Just three months after it announced a "dramatic expansion" of its relationship with Microsoft Corp in which it tied its eBusiness application suite to .NET, Siebel Systems Inc has revealed a parallel alliance with IBM Corp and its WebSphere application server platform.

The next version of its suite, Siebel eBusiness Applications 8, will be built on IBM’s WebSphere application server platform. The suite will provide native support for J2EE and Web Services running on IBM WebSphere Application Server and WebSphere Portal Server.

In addition, Siebel Tools will be integrated with IBM WebSphere Studio to support customers’ application customization work. The UAN will be available on WebSphere Integration Server, and this will be the first joint release from the duo, scheduled for availability within the next two quarters. The vendors will contribute 100 developers each to work on the initiative, and each will also invest $150,000 for go-to-market costs over the next three years, slightly up on the $250,000 total investment involved in the similar Siebel/Microsoft deal.

This partnership is a huge expansion of the existing relationship between the two. It was kicked off in 1999 when Siebel started optimizing its applications for IBM’s database platform and according to David Schmaier, executive VP of Siebel, came about because they shared a common view of the future.

"Over the next three years Web Services will go from being a concept to a reality. You will not find enterprise software without Web Services functionality. It is the next generation of software," he said, based on a standard application server platform.

The combination of this agreement and the similar Microsoft one means Siebel is living up to its claim to back both .NET and J2EE platforms. "It is clear the world is converging on .NET and J2EE - that is a certainty. [We need to] provide support for both.
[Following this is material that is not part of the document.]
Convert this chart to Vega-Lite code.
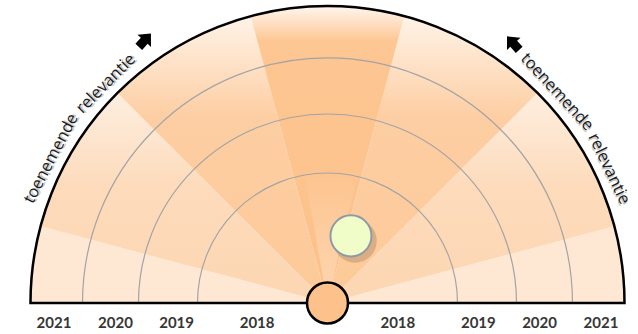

Technically it is feasible and commercially it is viable because that is what customers are asking for," says Schmaier.

Although the company stressed that it is maintaining an even balance between IBM and Microsoft and J2EE and .NET, in order to give customers a choice of platform, Siebel was heaping fulsome praise on IBM in areas that Microsoft is unable to match, making much of the fact that IBM could bring mainframe levels of salability and robustness down to open systems level.

"We need to deliver the next generation of high level computing. IBM brings mainframe scalability to open systems platforms. We will be able to build CRM platforms at a level not previously available," commented Schmaier.

The emphasis on mainframe-like attributes will give IBM a major boost over Microsoft in the application server platform stakes and also help it score a point against BEA Systems, the other leading application server contender as Siebel has effectively set up IBM as its J2EE champion.